The Correct Option is B

Concept: Inside a conductor under electrostatic equilibrium, the electric field is zero everywhere. When a charge is placed inside the cavity of a conducting shell, electrostatic induction occurs:
• An equal and opposite charge is induced on the inner surface of the shell.
• An equal and similar charge is induced on the outer surface of the shell to maintain its initial net charge state. The surface charge density (\(\sigma\)) is given by the formula: \[ \sigma = \frac{\text{Charge on the surface}}{\text{Surface area}} = \frac{q}{4\pi R^2} \] Step 1: Determining the induced charges on the inner and outer surfaces.
The initial net charge on the conducting spherical shell is zero (uncharged).
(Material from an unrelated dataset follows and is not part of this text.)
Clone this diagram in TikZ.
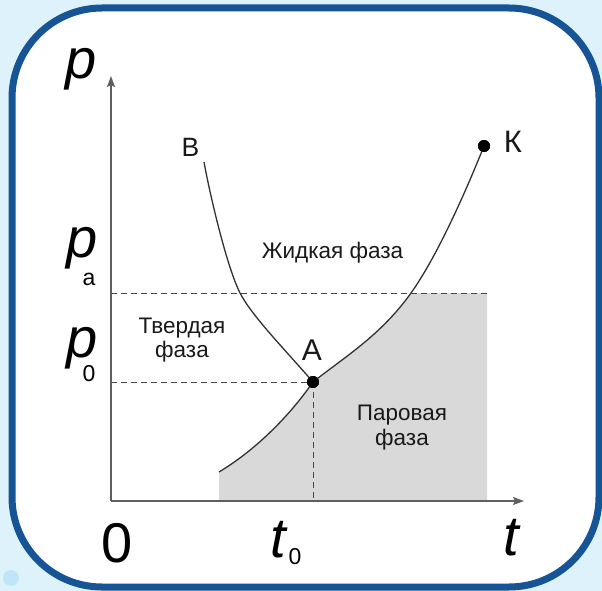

When a charge \(+Q\) is placed at its center: \[ \text{Induced charge on the inner surface (at radius } R_1) = -Q \] To keep the net charge of the shell zero, a balancing positive charge must appear on its exterior boundary: \[ \text{Induced charge on the outer surface (at radius } R_2) = +Q \]

Step 2: Calculating the surface charge density on the outer surface.
The surface area of the outer sphere with radius \(R_2\) is \(4\pi R_2^2\). Substituting the outer charge and surface area into the density formula gives: \[ \sigma_{\text{outer}} = \frac{\text{Charge on outer surface}}{\text{Outer surface area}} = \frac{Q}{4\pi R_2^2} \]